The report "A Warm Welcome. Setting up a warm space in your community" stemmed from a tweet in early September where Lewis asked if there were any UK charities that could write a best practice guidance document on the subject.
Lewis has since provided funding to help turn the guidance around in a matter of weeks. Public libraries were invited to submit their best practice guidance from advice on issues such as safeguarding and accessibility, to the practicalities of health and safety, accessibility and risk assessments, all while remembering that these spaces should be welcoming, warm and safe.
The guidelines started as a public library initiative, but library advocacy group CILIP said it hopes they will prove helpful to all organisations that would like to set up a warm, safe and welcoming space within the community this winter.
Lewis said: “In early July 2022, while the sun was blazing, I was sitting at my desk, doing some numbers, starting to feel overcome with a sense of dread about the coming winter.
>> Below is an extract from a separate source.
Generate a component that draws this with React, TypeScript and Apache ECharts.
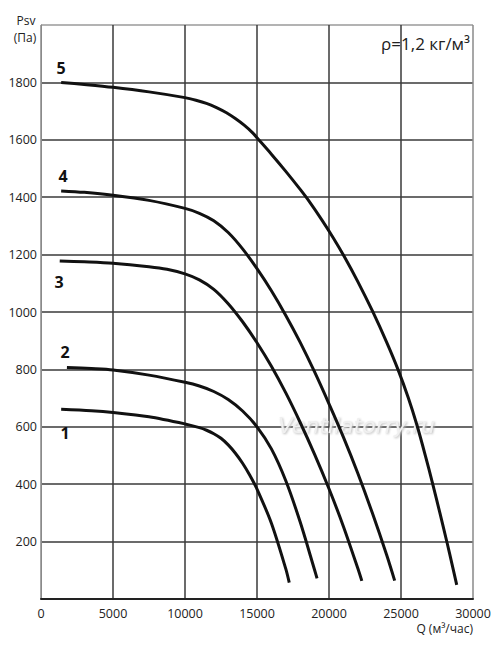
import React, { useEffect, useRef } from "react";
import * as echarts from "echarts";

const xTicks = [0, 5000, 10000, 15000, 20000, 25000, 30000];
const yTicks = [0, 200, 400, 600, 800, 1000, 1200, 1400, 1600, 1800, 2000];

const curve1: [number, number][] = [
  [1400, 661], [3500, 656], [5000, 650], [7500, 635], [10000, 610],
  [11000, 597], [11500, 588], [12000, 576], [12500, 560], [13000, 537],
  [13500, 508], [14000, 473], [14500, 431], [15000, 383], [16000, 264],
  [17000, 105], [17240, 57],
];
const curve2: [number, number][] = [
  [1800, 807], [3500, 803], [5000, 798], [7500, 780], [10000, 755],
  [11000, 742], [12000, 723], [13000, 695], [14000, 655], [15000, 600],
  [16000, 523], [17000, 412], [18000, 268], [19000, 101], [19170, 72],
];
const curve3: [number, number][] = [
  [1300, 1178], [3000, 1175], [5000, 1170], [7500, 1158], [8750, 1149],
  [10000, 1133], [11000, 1112], [12000, 1079], [13000, 1029], [14000, 966],
  [15000, 893], [16000, 811], [17000, 718], [18000, 615], [19000, 504],
  [20000, 384], [21000, 253], [22000, 107], [22280, 63],
];
const curve4: [number, number][] = [
  [1400, 1422], [3000, 1417], [5000, 1407], [7500, 1389], [10000, 1361],
  [11000, 1344], [12000, 1318], [13000, 1277], [14000, 1220], [15000, 1151],
  [16000, 1074], [17000, 988], [18000, 894], [19000, 791], [20000, 680],
  [21000, 564], [22000, 438], [23000, 301], [24000, 154], [24560, 64],
];
const curve5: [number, number][] = [
  [1400, 1800], [3000, 1793], [5000, 1783], [7500, 1767], [10000, 1747],
  [10760, 1738], [11490, 1727], [12190, 1712], [12880, 1694], [13520, 1673],
  [14130, 1650], [14700, 1624], [15000, 1607], [16000, 1550], [17000, 1490],
  [18000, 1427], [18600, 1387], [19500, 1321], [20300, 1258], [21040, 1195],
  [22000, 1106], [23040, 1001], [24000, 895], [24780, 801], [25500, 702],
  [26100, 607], [26700, 498], [27200, 401], [27700, 300], [28200, 196],
  [28550, 120], [28870, 49],
];
const curves = [curve1, curve2, curve3, curve4, curve5];
const curveNames = ["1", "2", "3", "4", "5"];

const FONT = "'Open Sans', 'Noto Sans', sans-serif";

export default function App() {
  const ref = useRef<HTMLDivElement>(null);
  useEffect(() => {
    document.body.style.margin = "0";
    if (!ref.current) return;
    const chart = echarts.init(ref.current, undefined, { renderer: "svg" });
    const ySplitColors = yTicks.map((v, i) => (i === yTicks.length - 1 ? "#9a9a9a" : "#3a3a3a"));
    const xSplitColors = xTicks.map((v, i) => (i === 0 || i === xTicks.length - 1 ? "#8a8a8a" : "#3a3a3a"));
    const labelPos: [number, number][] = [
      [65, 433], [65, 352], [59, 282], [63, 176], [61, 68],
    ];
    chart.setOption({
      animation: false,
      backgroundColor: "#fff",
      grid: { left: 41, right: 27, top: 25, bottom: 51, containLabel: false, outerBoundsMode: "none" },
      xAxis: {
        type: "value",
        min: 0,
        max: 30000,
        interval: 5000,
        axisLine: { show: true, lineStyle: { color: "#222", width: 2 } },
        axisTick: { show: false },
        axisLabel: {
          color: "#222", fontSize: 12.5, fontFamily: FONT, margin: 8,
          formatter: (v: number) => String(v),
        },
        splitLine: { show: true, lineStyle: { color: xSplitColors, width: 1.5 } },
      },
      yAxis: {
        type: "value",
        min: 0,
        max: 2000,
        interval: 200,
        axisLine: { show: true, lineStyle: { color: "#8a8a8a", width: 1 } },
        axisTick: { show: false },
        axisLabel: {
          color: "#222",
          fontSize: 12.5,
          fontFamily: FONT,
          margin: 4,
          formatter: (v: number) => (v === 0 || v === 2000 ? "" : String(v)),
        },
        splitLine: { show: true, lineStyle: { color: ySplitColors, width: 1.5 } },
      },
      series: curves.map((c, i) => ({
        type: "line",
        name: curveNames[i],
        data: c,
        smooth: 0.3,
        showSymbol: false,
        symbol: "none",
        z: 5,
        lineStyle: { color: "#111", width: 3 },
      })),
      graphic: [
        {
          type: "text",
          left: 278,
          top: 414,
          z: 1,
          style: {
            text: "Ventilatorry.ru",
            font: "italic 22px 'DejaVu Sans', sans-serif",
            fill: "#f0f0f0",
            textShadowColor: "#bdbdbd",
            textShadowBlur: 2,
            textShadowOffsetX: 1,
            textShadowOffsetY: 1,
          },
        },
        ...labelPos.map((p, i) => ({
          type: "text",
          x: p[0],
          y: p[1],
          z: 10,
          style: {
            text: curveNames[i],
            font: `bold 16px ${FONT}`,
            fill: "#111",
            textAlign: "center",
            textVerticalAlign: "middle",
          },
        })),
        {
          type: "text",
          x: 26,
          y: 20,
          style: { text: "Psv", font: `12px ${FONT}`, fill: "#222", textAlign: "center", textVerticalAlign: "middle" },
        },
        {
          type: "text",
          x: 25,
          y: 37,
          style: { text: "(Па)", font: `12px ${FONT}`, fill: "#222", textAlign: "center", textVerticalAlign: "middle" },
        },
        {
          type: "text",
          x: 470,
          y: 43,
          style: { text: "ρ=1,2 кг/м³", font: `17px ${FONT}`, fill: "#222", textAlign: "right", textVerticalAlign: "middle" },
        },
        {
          type: "text",
          x: 473,
          y: 628,
          style: { text: "Q (м³/час)", font: `12px ${FONT}`, fill: "#222", textAlign: "right", textVerticalAlign: "middle" },
        },
      ],
    });
    return () => chart.dispose();
  }, []);
  return <div ref={ref} style={{ width: 500, height: 650 }} />;
}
It looked like the price cap rates for energy, which most of us pay, would be nearly doubling, leaving possibly 100,000s with the now almost cliched choice between heating and eating.
“While mulling, I tweeted, ’Can’t believe I’m writing this, but I wonder if this winter we’ll need ’warm banks’, the equivalent of ’food banks’ where people who can’t afford heating are invited to spend their days, at no cost, with heating (e.g. in libraries, public buildings, etc.) I wasn’t the only one thinking it. I was both saddened and gladdened to quickly hear from a few councils and libraries already planning to do just that, as well as many organisations who wanted to help, but were asking how to do it.
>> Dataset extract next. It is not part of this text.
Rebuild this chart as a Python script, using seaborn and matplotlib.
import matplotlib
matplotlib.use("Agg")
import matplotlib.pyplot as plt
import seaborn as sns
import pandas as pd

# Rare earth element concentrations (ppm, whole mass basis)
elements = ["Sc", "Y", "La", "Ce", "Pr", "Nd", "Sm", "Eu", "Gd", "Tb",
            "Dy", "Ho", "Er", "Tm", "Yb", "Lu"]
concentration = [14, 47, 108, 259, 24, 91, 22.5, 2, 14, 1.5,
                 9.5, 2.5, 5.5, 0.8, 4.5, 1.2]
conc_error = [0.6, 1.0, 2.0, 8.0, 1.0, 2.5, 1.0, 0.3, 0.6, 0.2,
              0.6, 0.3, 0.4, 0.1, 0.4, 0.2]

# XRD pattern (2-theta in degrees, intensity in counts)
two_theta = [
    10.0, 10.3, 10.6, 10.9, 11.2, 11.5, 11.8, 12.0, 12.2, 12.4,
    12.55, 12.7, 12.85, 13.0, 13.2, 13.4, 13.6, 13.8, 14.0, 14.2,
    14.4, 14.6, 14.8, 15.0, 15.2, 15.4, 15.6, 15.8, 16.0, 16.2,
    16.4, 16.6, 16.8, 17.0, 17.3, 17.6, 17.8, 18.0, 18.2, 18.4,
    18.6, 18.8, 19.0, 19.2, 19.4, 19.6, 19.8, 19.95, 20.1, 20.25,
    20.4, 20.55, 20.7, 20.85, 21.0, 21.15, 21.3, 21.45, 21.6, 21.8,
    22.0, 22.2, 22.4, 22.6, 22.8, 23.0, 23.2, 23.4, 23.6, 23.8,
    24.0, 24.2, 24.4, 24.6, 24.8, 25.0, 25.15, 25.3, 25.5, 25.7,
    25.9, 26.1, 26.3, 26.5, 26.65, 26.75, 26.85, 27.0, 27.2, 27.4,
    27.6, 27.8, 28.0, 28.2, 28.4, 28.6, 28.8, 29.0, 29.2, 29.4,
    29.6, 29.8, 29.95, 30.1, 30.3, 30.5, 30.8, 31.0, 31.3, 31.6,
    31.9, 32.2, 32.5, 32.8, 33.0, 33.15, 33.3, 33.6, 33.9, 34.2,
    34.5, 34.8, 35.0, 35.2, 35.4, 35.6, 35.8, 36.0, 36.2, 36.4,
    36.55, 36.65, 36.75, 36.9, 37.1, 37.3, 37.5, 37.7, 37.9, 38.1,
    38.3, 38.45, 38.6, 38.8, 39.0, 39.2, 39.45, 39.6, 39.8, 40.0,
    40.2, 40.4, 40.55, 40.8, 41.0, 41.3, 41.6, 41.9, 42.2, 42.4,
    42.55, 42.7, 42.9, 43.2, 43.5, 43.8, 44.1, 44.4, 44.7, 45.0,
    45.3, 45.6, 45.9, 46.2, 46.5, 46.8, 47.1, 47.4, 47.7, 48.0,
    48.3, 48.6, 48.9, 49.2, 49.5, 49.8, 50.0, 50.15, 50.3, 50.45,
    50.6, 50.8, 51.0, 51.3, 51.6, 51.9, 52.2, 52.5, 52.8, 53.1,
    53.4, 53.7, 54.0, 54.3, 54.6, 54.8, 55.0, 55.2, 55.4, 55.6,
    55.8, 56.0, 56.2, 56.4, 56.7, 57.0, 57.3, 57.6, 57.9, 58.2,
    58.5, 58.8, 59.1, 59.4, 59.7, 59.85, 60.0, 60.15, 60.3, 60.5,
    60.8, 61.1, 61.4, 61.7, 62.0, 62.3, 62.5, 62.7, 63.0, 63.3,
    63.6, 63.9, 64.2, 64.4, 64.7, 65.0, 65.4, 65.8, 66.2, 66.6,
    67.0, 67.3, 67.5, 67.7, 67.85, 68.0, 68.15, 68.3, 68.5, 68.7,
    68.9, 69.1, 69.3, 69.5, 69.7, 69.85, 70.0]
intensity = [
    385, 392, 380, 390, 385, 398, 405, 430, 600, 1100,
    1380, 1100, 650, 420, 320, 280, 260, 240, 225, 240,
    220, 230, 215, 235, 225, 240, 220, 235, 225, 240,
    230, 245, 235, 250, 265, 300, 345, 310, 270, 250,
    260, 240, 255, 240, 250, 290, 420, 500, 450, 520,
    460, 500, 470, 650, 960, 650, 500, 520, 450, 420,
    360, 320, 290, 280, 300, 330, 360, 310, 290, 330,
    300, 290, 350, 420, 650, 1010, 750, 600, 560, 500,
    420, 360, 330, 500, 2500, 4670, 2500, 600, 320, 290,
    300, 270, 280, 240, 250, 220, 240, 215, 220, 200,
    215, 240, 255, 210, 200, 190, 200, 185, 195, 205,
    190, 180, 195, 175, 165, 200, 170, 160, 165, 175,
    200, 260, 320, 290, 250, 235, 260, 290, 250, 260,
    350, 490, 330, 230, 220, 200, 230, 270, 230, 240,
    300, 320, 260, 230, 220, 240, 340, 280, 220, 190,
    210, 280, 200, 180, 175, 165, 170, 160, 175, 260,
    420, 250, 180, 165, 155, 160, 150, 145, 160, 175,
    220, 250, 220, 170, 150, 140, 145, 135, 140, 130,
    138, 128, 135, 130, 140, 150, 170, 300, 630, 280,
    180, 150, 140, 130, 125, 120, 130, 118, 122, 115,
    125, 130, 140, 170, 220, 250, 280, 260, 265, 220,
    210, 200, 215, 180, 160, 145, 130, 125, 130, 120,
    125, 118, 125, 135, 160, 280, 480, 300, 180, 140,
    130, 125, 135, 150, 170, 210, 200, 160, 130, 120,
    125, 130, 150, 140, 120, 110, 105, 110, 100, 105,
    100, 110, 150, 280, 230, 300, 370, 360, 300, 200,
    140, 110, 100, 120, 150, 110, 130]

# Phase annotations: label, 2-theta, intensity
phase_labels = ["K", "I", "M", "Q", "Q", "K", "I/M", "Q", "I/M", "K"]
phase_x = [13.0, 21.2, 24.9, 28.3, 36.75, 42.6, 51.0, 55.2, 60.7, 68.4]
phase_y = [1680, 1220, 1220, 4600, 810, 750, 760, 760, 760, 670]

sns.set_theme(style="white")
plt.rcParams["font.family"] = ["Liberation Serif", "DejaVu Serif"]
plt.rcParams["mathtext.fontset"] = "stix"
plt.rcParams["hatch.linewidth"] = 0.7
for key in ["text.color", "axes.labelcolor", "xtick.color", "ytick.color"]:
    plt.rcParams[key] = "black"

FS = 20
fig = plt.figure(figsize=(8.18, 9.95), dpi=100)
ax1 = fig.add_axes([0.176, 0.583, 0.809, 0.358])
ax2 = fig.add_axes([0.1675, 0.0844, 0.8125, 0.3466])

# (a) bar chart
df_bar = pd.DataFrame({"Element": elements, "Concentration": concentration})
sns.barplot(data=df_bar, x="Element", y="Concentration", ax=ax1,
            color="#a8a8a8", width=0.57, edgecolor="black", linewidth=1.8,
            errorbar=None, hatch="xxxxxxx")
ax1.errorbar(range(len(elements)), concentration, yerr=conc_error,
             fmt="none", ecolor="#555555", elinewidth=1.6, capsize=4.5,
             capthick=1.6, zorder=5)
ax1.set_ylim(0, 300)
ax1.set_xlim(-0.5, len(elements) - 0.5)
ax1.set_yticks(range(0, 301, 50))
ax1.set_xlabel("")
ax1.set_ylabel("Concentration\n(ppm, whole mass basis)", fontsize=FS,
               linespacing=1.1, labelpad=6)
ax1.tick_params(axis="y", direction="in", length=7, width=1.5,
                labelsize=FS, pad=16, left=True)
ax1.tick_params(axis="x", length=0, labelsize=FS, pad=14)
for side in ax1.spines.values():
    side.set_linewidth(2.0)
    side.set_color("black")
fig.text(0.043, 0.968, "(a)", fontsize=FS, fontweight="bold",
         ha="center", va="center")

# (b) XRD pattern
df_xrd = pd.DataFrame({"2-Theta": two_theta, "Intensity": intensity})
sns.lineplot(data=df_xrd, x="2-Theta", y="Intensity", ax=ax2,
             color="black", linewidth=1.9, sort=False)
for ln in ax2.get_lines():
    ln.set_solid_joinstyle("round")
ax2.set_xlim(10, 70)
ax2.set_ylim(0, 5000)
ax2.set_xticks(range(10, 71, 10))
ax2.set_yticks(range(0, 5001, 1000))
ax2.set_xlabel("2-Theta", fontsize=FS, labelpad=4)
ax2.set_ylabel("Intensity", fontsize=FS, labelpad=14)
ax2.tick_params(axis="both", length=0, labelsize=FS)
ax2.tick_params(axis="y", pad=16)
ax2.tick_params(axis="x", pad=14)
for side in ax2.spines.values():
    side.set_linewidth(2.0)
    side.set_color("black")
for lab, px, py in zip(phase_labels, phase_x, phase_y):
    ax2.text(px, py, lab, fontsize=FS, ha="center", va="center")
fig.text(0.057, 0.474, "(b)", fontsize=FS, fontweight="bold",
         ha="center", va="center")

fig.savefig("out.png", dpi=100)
“This guide is the culmination of that. I asked CILIP to research and collate best practice information, on how to do it, and I am delighted that they accepted the commission. It’s not just for libraries, it’s for any organisation wanting to set up a warm space (the name has rightly changed too, a warm space is a far more approachable place than a warm bank). I do hope you find it useful.”
Nick Poole, CILIP c.e.o. added: “CILIP have produced these guidelines for setting up warm spaces and thank Martin Lewis for the commission and funding. We were well positioned to create best practice guidelines on setting up warm spaces; given our close relationship with libraries across the country who were already planning to create warm spaces this winter. We hope the information contained in this guidance will be useful to any organisation wanting to set up warm spaces for their communities this year and that they will help people to stay warm and safe.”